Retype every line from the start of the entries below down to the line with "1.5, 0.93, 0.1, -0.98, -2.35, -3.8, -5.6, -7.75, -10.3, -11.9];", both ends included; skip the pictures.

※

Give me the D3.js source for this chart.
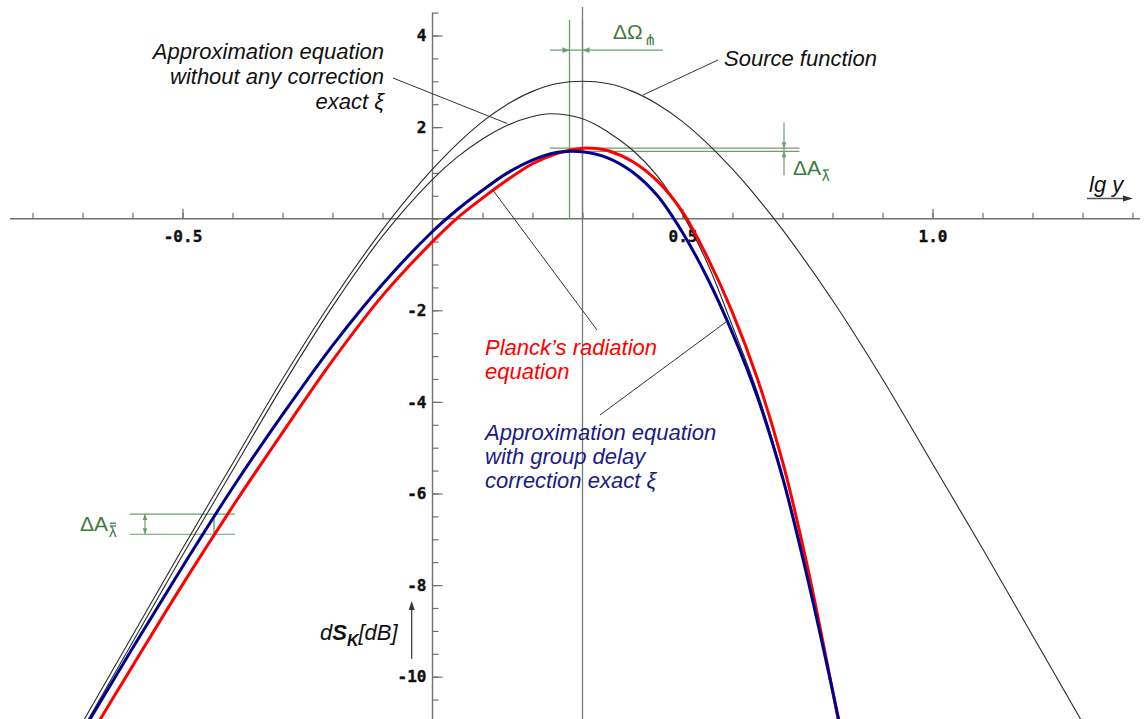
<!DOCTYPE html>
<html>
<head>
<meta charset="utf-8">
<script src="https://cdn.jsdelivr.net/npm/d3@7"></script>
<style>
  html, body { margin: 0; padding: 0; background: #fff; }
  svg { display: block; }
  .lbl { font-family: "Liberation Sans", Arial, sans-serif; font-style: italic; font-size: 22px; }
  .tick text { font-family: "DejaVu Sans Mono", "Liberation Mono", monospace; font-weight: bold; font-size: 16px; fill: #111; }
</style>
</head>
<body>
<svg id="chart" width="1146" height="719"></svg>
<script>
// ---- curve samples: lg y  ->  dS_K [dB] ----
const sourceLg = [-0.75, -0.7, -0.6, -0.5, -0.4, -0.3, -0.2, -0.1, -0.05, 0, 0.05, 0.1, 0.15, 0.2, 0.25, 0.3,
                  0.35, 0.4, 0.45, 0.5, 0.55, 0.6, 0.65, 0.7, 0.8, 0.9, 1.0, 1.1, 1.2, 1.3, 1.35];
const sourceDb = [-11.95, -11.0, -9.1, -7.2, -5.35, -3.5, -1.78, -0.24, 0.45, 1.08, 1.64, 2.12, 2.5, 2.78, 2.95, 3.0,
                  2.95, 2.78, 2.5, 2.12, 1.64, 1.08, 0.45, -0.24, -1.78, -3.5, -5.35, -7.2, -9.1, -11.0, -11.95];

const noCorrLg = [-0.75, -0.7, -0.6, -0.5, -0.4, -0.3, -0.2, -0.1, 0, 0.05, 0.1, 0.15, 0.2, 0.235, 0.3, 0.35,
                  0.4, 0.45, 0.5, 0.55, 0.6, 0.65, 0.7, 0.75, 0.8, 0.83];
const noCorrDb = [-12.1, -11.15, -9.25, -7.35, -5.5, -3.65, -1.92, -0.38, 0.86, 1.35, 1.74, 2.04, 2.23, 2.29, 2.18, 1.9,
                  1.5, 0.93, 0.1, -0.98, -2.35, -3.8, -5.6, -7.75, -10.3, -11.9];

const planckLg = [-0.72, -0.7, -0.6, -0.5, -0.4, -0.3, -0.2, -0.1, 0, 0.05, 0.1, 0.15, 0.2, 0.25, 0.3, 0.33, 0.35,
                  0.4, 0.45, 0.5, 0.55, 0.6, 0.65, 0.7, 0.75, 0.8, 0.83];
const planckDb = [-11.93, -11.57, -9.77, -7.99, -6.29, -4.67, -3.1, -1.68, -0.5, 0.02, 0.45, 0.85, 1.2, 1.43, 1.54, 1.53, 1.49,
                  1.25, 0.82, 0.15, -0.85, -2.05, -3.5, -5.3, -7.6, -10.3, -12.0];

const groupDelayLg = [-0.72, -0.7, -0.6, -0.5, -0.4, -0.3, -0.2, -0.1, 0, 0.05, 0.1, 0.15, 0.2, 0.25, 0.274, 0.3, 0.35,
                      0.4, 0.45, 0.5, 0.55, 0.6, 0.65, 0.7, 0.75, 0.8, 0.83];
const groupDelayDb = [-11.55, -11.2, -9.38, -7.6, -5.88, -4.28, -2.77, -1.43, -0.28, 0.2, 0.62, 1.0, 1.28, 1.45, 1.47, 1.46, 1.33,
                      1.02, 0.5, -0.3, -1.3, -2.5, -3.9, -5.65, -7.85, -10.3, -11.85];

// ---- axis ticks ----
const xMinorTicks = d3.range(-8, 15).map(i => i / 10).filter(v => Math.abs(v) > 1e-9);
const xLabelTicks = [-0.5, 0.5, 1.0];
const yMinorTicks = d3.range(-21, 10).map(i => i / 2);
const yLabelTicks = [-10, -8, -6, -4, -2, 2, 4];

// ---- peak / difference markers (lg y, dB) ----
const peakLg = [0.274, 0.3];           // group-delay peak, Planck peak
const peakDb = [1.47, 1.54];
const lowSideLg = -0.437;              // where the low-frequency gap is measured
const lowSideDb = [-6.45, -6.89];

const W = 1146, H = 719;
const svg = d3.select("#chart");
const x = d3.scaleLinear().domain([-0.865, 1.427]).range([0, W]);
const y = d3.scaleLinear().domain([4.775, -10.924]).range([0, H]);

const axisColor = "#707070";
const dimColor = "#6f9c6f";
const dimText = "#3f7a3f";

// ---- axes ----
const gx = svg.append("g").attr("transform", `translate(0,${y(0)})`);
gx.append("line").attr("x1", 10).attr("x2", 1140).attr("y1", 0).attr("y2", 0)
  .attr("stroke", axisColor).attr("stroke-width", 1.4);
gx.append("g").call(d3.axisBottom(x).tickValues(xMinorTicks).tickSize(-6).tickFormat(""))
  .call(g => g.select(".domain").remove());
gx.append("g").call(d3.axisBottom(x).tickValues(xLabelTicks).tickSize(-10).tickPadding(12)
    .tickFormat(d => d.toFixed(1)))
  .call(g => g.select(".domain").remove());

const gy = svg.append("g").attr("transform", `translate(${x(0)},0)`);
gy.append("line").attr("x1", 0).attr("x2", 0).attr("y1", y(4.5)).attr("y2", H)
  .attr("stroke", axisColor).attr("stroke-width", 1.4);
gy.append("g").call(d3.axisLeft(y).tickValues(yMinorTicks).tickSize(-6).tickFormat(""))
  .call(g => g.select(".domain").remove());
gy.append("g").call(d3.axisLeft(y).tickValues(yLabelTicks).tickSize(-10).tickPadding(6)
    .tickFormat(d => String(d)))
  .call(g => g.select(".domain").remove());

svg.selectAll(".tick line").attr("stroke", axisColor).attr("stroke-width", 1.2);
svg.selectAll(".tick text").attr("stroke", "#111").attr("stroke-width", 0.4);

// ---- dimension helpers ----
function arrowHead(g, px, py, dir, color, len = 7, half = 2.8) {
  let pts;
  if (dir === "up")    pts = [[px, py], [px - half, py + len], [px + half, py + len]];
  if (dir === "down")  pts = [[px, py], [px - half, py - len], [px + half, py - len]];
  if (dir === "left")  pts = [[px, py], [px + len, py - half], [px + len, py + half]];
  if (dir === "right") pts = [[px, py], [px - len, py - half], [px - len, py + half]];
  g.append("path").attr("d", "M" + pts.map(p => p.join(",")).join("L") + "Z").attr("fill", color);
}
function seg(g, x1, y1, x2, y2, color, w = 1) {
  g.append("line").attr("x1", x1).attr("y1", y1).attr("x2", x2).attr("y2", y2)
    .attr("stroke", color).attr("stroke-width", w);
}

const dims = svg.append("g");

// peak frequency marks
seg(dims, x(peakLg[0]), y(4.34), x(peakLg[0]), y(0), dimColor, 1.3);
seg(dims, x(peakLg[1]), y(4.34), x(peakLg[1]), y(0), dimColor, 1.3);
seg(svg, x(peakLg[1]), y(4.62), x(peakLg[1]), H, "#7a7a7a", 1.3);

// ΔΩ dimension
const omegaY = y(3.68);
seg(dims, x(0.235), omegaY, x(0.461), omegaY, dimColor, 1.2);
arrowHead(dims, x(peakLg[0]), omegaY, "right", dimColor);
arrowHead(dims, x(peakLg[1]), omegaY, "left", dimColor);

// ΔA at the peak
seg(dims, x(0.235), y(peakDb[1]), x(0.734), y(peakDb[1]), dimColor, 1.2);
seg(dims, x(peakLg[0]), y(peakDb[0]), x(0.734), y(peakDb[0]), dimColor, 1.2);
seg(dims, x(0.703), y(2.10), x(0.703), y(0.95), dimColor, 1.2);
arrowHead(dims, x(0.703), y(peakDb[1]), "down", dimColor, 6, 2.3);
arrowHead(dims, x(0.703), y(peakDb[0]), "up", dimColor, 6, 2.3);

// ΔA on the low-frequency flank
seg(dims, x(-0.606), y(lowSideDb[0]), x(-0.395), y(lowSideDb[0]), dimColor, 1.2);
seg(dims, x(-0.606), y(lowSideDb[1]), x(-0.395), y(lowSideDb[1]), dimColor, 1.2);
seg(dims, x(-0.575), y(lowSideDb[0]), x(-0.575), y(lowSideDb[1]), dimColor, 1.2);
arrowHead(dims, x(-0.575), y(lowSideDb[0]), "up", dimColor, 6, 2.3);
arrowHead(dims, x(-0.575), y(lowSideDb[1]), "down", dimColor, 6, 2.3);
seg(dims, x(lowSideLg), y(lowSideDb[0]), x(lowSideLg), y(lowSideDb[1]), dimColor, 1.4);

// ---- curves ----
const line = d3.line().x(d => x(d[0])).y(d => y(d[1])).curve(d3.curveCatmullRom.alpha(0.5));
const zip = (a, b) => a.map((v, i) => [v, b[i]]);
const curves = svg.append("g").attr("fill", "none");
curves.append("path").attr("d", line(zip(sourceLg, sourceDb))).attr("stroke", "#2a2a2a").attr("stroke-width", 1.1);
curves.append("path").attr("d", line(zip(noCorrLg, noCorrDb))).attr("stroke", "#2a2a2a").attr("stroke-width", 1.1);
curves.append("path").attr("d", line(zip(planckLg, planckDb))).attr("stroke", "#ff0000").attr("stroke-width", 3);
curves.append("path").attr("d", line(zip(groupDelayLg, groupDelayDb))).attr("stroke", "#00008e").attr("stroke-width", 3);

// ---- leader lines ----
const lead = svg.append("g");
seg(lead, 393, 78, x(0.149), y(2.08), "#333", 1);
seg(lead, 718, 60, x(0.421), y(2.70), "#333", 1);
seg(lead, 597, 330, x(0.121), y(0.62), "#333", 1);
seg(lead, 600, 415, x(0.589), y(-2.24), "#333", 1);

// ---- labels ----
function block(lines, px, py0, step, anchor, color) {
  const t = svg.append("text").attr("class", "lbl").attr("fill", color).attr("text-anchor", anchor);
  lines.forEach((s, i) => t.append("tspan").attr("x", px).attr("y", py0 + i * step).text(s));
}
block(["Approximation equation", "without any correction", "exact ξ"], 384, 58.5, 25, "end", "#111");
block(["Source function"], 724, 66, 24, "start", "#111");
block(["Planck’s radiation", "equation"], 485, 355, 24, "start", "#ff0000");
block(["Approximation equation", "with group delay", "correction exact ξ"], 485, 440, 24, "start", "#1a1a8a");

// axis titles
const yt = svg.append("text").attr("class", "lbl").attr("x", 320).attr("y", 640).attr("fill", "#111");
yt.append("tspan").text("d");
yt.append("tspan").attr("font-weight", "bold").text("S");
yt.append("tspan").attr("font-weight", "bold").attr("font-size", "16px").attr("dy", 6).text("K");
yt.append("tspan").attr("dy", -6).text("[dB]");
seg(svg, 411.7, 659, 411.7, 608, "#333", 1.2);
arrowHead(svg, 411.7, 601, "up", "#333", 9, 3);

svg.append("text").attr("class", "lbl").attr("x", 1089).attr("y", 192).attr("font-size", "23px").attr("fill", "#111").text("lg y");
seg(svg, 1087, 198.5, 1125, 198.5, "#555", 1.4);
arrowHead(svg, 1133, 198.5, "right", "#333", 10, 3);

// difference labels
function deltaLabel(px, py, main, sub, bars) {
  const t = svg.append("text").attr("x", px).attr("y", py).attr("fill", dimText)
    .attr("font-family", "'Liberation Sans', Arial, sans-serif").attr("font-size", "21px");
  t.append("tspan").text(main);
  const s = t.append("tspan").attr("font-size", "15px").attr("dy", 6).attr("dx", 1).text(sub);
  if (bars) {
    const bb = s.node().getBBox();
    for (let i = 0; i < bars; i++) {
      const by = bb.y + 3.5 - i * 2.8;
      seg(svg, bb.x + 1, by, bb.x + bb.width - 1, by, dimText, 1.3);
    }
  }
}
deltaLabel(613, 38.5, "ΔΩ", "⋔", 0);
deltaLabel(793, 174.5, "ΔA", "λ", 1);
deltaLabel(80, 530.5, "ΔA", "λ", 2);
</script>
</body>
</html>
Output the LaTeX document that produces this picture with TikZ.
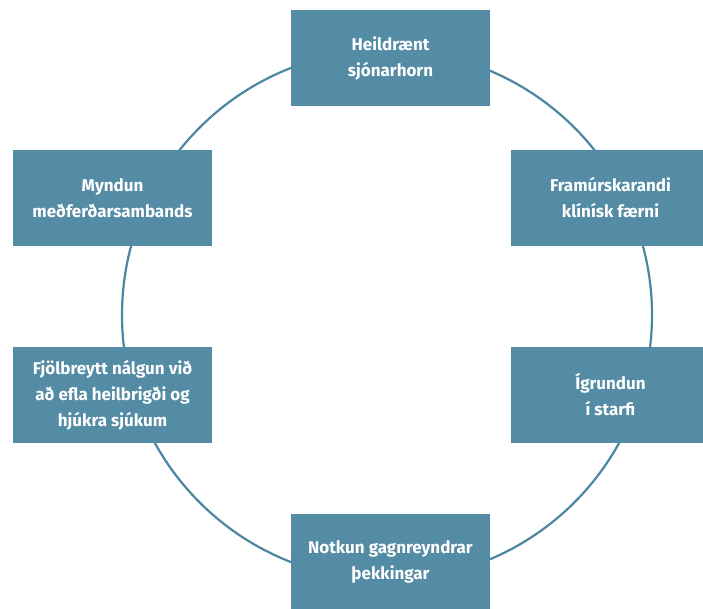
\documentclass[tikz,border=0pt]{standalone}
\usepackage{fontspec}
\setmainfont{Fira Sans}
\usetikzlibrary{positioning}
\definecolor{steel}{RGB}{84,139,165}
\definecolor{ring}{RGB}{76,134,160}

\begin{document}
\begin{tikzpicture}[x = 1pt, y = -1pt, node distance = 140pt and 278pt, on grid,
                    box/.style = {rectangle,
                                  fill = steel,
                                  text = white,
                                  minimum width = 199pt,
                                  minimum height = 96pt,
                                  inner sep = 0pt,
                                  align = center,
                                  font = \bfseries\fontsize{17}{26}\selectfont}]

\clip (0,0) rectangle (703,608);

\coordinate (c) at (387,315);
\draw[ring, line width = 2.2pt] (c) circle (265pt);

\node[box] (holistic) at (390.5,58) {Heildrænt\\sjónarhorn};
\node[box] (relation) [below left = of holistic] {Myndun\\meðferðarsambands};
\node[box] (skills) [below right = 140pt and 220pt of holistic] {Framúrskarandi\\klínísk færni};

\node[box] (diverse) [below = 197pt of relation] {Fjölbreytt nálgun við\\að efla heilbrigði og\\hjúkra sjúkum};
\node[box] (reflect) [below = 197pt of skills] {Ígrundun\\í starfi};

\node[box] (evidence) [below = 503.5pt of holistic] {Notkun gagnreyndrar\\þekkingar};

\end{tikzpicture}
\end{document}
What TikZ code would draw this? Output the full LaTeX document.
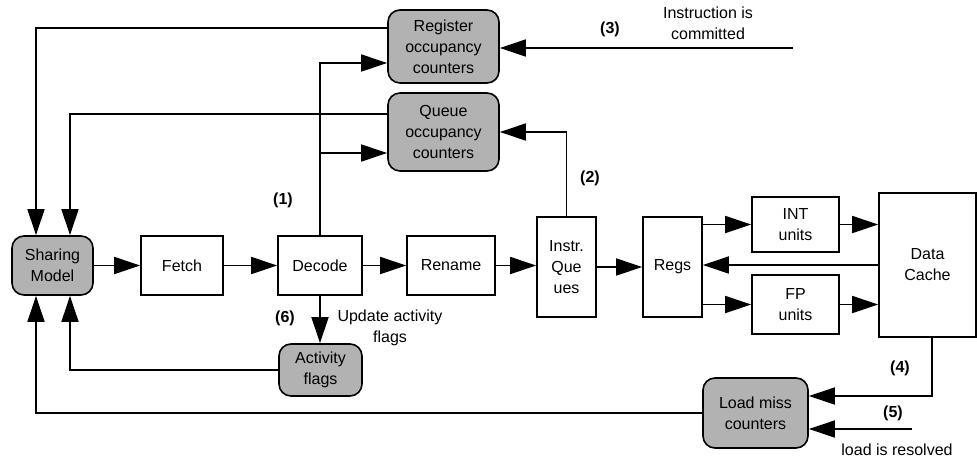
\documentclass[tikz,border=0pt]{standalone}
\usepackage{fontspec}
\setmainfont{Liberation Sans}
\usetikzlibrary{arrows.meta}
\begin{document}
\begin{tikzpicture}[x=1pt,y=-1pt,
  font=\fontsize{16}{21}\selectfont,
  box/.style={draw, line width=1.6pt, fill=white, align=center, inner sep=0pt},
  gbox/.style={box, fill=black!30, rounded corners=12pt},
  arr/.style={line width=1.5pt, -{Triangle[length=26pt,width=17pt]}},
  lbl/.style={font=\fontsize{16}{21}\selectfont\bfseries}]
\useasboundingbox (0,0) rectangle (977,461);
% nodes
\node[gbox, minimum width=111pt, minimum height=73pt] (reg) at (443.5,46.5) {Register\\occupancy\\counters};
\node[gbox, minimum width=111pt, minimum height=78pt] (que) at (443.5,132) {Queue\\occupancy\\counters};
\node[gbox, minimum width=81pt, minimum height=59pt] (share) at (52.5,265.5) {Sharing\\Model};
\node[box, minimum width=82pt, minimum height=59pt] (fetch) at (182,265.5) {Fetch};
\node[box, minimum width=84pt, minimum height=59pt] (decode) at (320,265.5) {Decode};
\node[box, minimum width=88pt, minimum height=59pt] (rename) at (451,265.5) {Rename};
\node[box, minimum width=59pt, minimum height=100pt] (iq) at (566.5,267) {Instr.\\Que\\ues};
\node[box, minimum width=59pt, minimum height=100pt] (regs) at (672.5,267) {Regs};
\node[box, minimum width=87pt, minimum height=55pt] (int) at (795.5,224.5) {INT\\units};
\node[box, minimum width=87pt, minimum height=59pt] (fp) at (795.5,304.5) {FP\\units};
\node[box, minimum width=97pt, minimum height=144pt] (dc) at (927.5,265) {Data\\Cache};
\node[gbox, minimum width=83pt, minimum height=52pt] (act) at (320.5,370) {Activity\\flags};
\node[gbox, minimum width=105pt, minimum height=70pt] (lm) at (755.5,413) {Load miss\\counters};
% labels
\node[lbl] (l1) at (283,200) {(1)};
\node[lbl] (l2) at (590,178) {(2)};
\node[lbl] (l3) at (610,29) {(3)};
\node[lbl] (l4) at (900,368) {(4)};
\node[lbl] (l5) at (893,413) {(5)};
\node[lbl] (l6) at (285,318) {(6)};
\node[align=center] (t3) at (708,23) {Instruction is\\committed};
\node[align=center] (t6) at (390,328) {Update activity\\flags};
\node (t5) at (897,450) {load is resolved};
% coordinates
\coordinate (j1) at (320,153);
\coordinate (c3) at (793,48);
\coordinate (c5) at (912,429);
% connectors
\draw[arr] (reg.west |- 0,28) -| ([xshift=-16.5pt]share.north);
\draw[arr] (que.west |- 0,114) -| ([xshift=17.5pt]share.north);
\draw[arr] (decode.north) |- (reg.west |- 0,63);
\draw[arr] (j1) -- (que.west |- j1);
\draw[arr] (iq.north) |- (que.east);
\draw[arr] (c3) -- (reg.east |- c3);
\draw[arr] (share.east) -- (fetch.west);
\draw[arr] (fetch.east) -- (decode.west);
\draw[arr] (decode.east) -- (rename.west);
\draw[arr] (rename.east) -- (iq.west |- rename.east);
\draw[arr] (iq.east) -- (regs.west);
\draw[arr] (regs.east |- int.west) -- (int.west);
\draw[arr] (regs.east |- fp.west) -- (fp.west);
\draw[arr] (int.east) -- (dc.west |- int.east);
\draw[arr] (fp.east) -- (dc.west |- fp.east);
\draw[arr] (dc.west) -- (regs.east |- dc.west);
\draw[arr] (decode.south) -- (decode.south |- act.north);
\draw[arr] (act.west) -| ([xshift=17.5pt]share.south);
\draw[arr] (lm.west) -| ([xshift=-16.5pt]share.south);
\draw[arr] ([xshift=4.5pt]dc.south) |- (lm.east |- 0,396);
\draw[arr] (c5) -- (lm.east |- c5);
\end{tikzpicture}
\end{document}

※

IN RESPONSE:
Give me the D3.js source for this chart.
<!DOCTYPE html>
<html>
<head>
<meta charset="utf-8">
<script src="https://cdn.jsdelivr.net/npm/d3@7"></script>
<style>
  html, body { margin: 0; padding: 0; background: #fff; }
  svg { display: block; }
  .lbl { font-family: "Liberation Sans", Arial, sans-serif; font-style: italic; font-size: 22px; }
  .tick text { font-family: "DejaVu Sans Mono", "Liberation Mono", monospace; font-weight: bold; font-size: 16px; fill: #111; }
</style>
</head>
<body>
<svg id="chart" width="1146" height="719"></svg>
<script>
// ---- curve samples: lg y  ->  dS_K [dB] ----
const sourceLg = [-0.75, -0.7, -0.6, -0.5, -0.4, -0.3, -0.2, -0.1, -0.05, 0, 0.05, 0.1, 0.15, 0.2, 0.25, 0.3,
                  0.35, 0.4, 0.45, 0.5, 0.55, 0.6, 0.65, 0.7, 0.8, 0.9, 1.0, 1.1, 1.2, 1.3, 1.35];
const sourceDb = [-11.95, -11.0, -9.1, -7.2, -5.35, -3.5, -1.78, -0.24, 0.45, 1.08, 1.64, 2.12, 2.5, 2.78, 2.95, 3.0,
                  2.95, 2.78, 2.5, 2.12, 1.64, 1.08, 0.45, -0.24, -1.78, -3.5, -5.35, -7.2, -9.1, -11.0, -11.95];

const noCorrLg = [-0.75, -0.7, -0.6, -0.5, -0.4, -0.3, -0.2, -0.1, 0, 0.05, 0.1, 0.15, 0.2, 0.235, 0.3, 0.35,
                  0.4, 0.45, 0.5, 0.55, 0.6, 0.65, 0.7, 0.75, 0.8, 0.83];
const noCorrDb = [-12.1, -11.15, -9.25, -7.35, -5.5, -3.65, -1.92, -0.38, 0.86, 1.35, 1.74, 2.04, 2.23, 2.29, 2.18, 1.9,
                  1.5, 0.93, 0.1, -0.98, -2.35, -3.8, -5.6, -7.75, -10.3, -11.9];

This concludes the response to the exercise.